In response to Michael Skube’s freewheelingly critical opinion piece about the blogosphere in Sunday’s LA Times, the paper has published a response entitled “The journalism that bloggers actually do” by Jay Rosen, NYU journalism professor and PressThink blogger, via its online Blowback feature. For more information on the Skube affair, check out A Blog Around the Clock. I don’t have a problem with Skube’s assertion that blogs are no substitute for the mainstream media–I agree–but Skube is just so contemptuous and dismissive toward the blogosphere (a phenomenon he doesn’t seem particularly familiar with to begin with) that his assertions warranted a response.
The real value of Rosen’s response, though, is that it contains an informative list–compiled from suggestions on his blog and with links included–of high-impact reporting done by blogs. Check it out. He included my role in the resignation of George Deutsch on the list, for which I’m honored, but I mention this primarily because I thought that this was a great example of how the old and new media should interact. I broke the original story, but Andrew Revkin of the The New York Times verified the story and put it out in the “official” print record for a wider audience (and the story I broke was a follow up to a story that Revkin had reported a week earlier). We communicated openly throughout all of this.

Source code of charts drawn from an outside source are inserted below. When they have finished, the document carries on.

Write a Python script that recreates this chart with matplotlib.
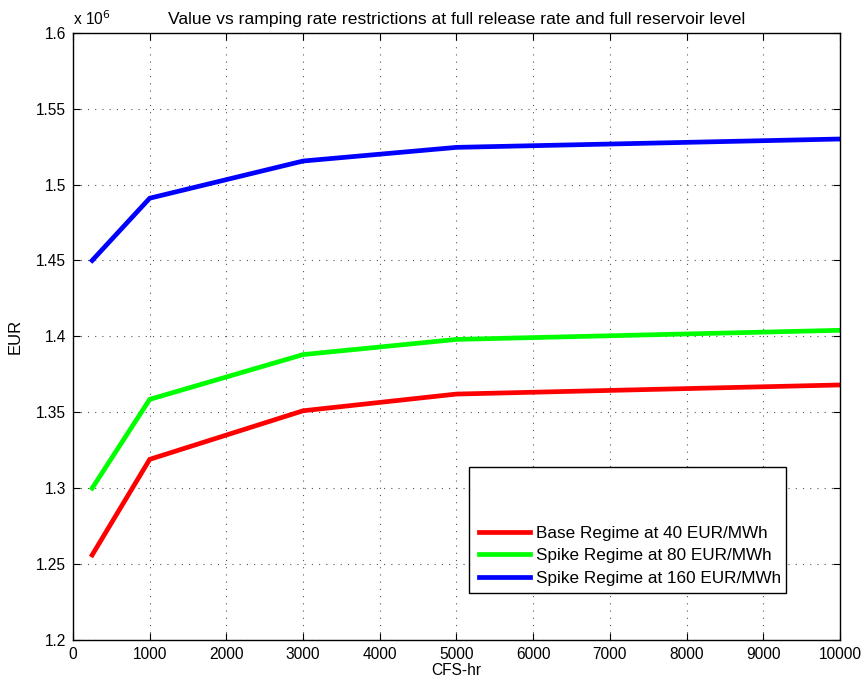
import matplotlib
matplotlib.use("Agg")
import matplotlib.pyplot as plt
from matplotlib.ticker import FuncFormatter, MultipleLocator
from matplotlib.patches import Rectangle

plt.rcParams['font.family'] = ['Liberation Sans', 'DejaVu Sans']

cfs_hr = [250, 1000, 3000, 5000, 10000]
base_40 = [1.256e6, 1.319e6, 1.351e6, 1.362e6, 1.368e6]
spike_80 = [1.300e6, 1.3585e6, 1.388e6, 1.398e6, 1.404e6]
spike_160 = [1.450e6, 1.491e6, 1.5155e6, 1.5245e6, 1.530e6]
labels = ['Base Regime at 40 EUR/MWh', 'Spike Regime at 80 EUR/MWh',
          'Spike Regime at 160 EUR/MWh']
colors = ['#ff0000', '#00ff00', '#0000ff']
x_ticks = [0, 1000, 2000, 3000, 4000, 5000, 6000, 7000, 8000, 9000, 10000]

fig = plt.figure(figsize=(8.68, 6.85), dpi=100)
ax = fig.add_axes([0.0841, 0.0657, 0.8836, 0.8865])

lines = []
for ys, c, lab in zip([base_40, spike_80, spike_160], colors, labels):
    l, = ax.plot(cfs_hr, ys, color=c, lw=3.4, label=lab, solid_joinstyle='miter')
    lines.append(l)

ax.set_xlim(0, 10000)
ax.set_ylim(1.2e6, 1.6e6)
ax.set_xticks(x_ticks)
ax.yaxis.set_major_locator(MultipleLocator(0.05e6))
ax.yaxis.set_major_formatter(FuncFormatter(lambda v, p: f"{v/1e6:g}"))
ax.tick_params(direction='in', top=True, right=True, labelsize=11.2, length=5, width=0.8, pad=5)
ax.grid(True, linestyle=(0, (1, 5.5)), color='#555555', lw=0.8)
for s in ax.spines.values():
    s.set_linewidth(1.0)

ax.set_xlabel('CFS-hr', fontsize=11.2, labelpad=1)
ax.set_ylabel('EUR', fontsize=12, labelpad=10)
ax.set_title('Value vs ramping rate restrictions at full release rate and full reservoir level',
             fontsize=12.6, pad=6)
ax.text(0.0, 1.008, r'x 10$^{6}$', transform=ax.transAxes, fontsize=11.2, ha='left', va='bottom')

# legend box (MATLAB style with empty space at top)
box = Rectangle((0.516, 0.077), 0.4135, 0.2085, transform=ax.transAxes,
                facecolor='white', edgecolor='black', lw=1.0, zorder=5)
ax.add_patch(box)
leg = ax.legend(handles=lines, loc='lower left', bbox_to_anchor=(0.519, 0.077),
                frameon=False, fontsize=12.3, handlelength=3.0, handletextpad=0.35,
                labelspacing=0.42, borderpad=0.45, borderaxespad=0)
leg.set_zorder(6)

fig.savefig('out.png', dpi=100)
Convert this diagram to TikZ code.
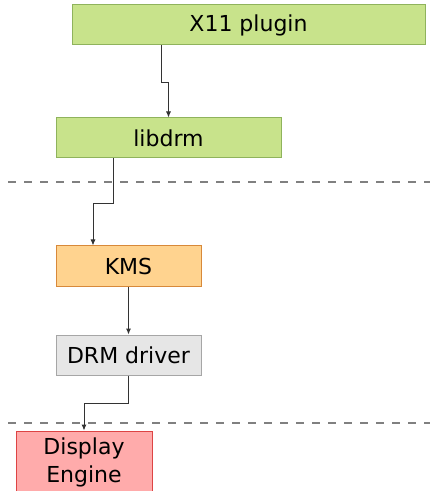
\documentclass[tikz,border=0pt]{standalone}
\usepackage{fontspec}
\setmainfont{DejaVu Sans}
\usepackage{tikz}
\usetikzlibrary{fit}
\usetikzlibrary{arrows.meta}
\definecolor{userfill}{HTML}{C8E38B}
\definecolor{userline}{HTML}{8FB35C}
\definecolor{kmsfill}{HTML}{FFD38F}
\definecolor{kmsline}{HTML}{D8893A}
\definecolor{drvfill}{HTML}{E6E6E6}
\definecolor{drvline}{HTML}{A6A6A6}
\definecolor{hwfill}{HTML}{FFABAB}
\definecolor{hwline}{HTML}{DD4444}
\definecolor{wire}{HTML}{333333}

\begin{document}
\begin{tikzpicture}[x=.5pt, y=-.5pt, font=\fontsize{11}{14}\selectfont,
	box/.style={draw, inner sep=0pt, line width=.5pt},
	arr/.style={-{Latex[length=3pt,width=2.6pt]}, draw=wire, line width=.5pt},
	layer/.style={dash pattern=on 3.75pt off 4.25pt, draw=gray, line width=.7pt}]
	\useasboundingbox (0,0) rectangle (430,491);

	\node[box, fit={(72,5) (425,45)}, fill=userfill, draw=userline, label=center:X11 plugin] (x11) {};	% user space
	\node[box, fit={(56,118) (281,158)}, fill=userfill, draw=userline, label=center:libdrm] (libdrm) {};

	\draw[layer] (8,182) -- (430,182);	% kernel
	\node[box, fit={(56,246) (201,286)}, fill=kmsfill, draw=kmsline, label=center:KMS] (kms) {};
	\node[box, fit={(56,335) (201,375)}, fill=drvfill, draw=drvline, label=center:DRM driver] (drv) {};

	\draw[layer] (8,423) -- (430,423);	% hardware
	\node[box, fit={(16,431) (152,494)}, fill=hwfill, draw=hwline,
		label={[align=center]center:Display\\Engine}] (disp) {};

	\draw[arr] ([xshift=-43.75pt]x11.south) -- ++(0,37) -| (libdrm.north);	% calls
	\draw[arr] ([xshift=-27.75pt]libdrm.south) -- ++(0,45) -| ([xshift=-17.75pt]kms.north);
	\draw[arr] (kms) -- (drv);
	\draw[arr] (drv.south) -- ++(0,28) -| (disp.north);
\end{tikzpicture}
\end{document}
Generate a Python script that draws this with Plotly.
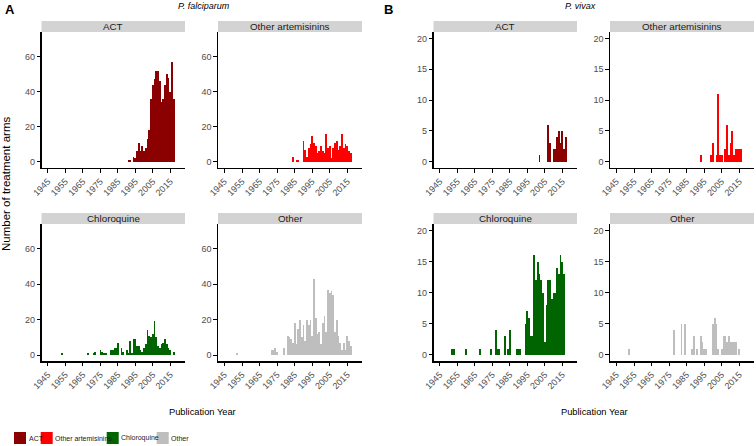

Although efforts such as Skube’s don’t help the cause, blogs and the traditional media should be complementary aspects of the same phenomenon: the dissemination of information to the public. And, after demonstrating that yes, in fact, blogs do “real reporting” as well, Rosen says it best:
No one owns the practice of reporting or assigns the right to do it. It’s a democratic thing to tell others what’s going on and “show your work.” Some people will not be deterred from doing that. Most of them don’t care what you call them. They do care if their story stands up.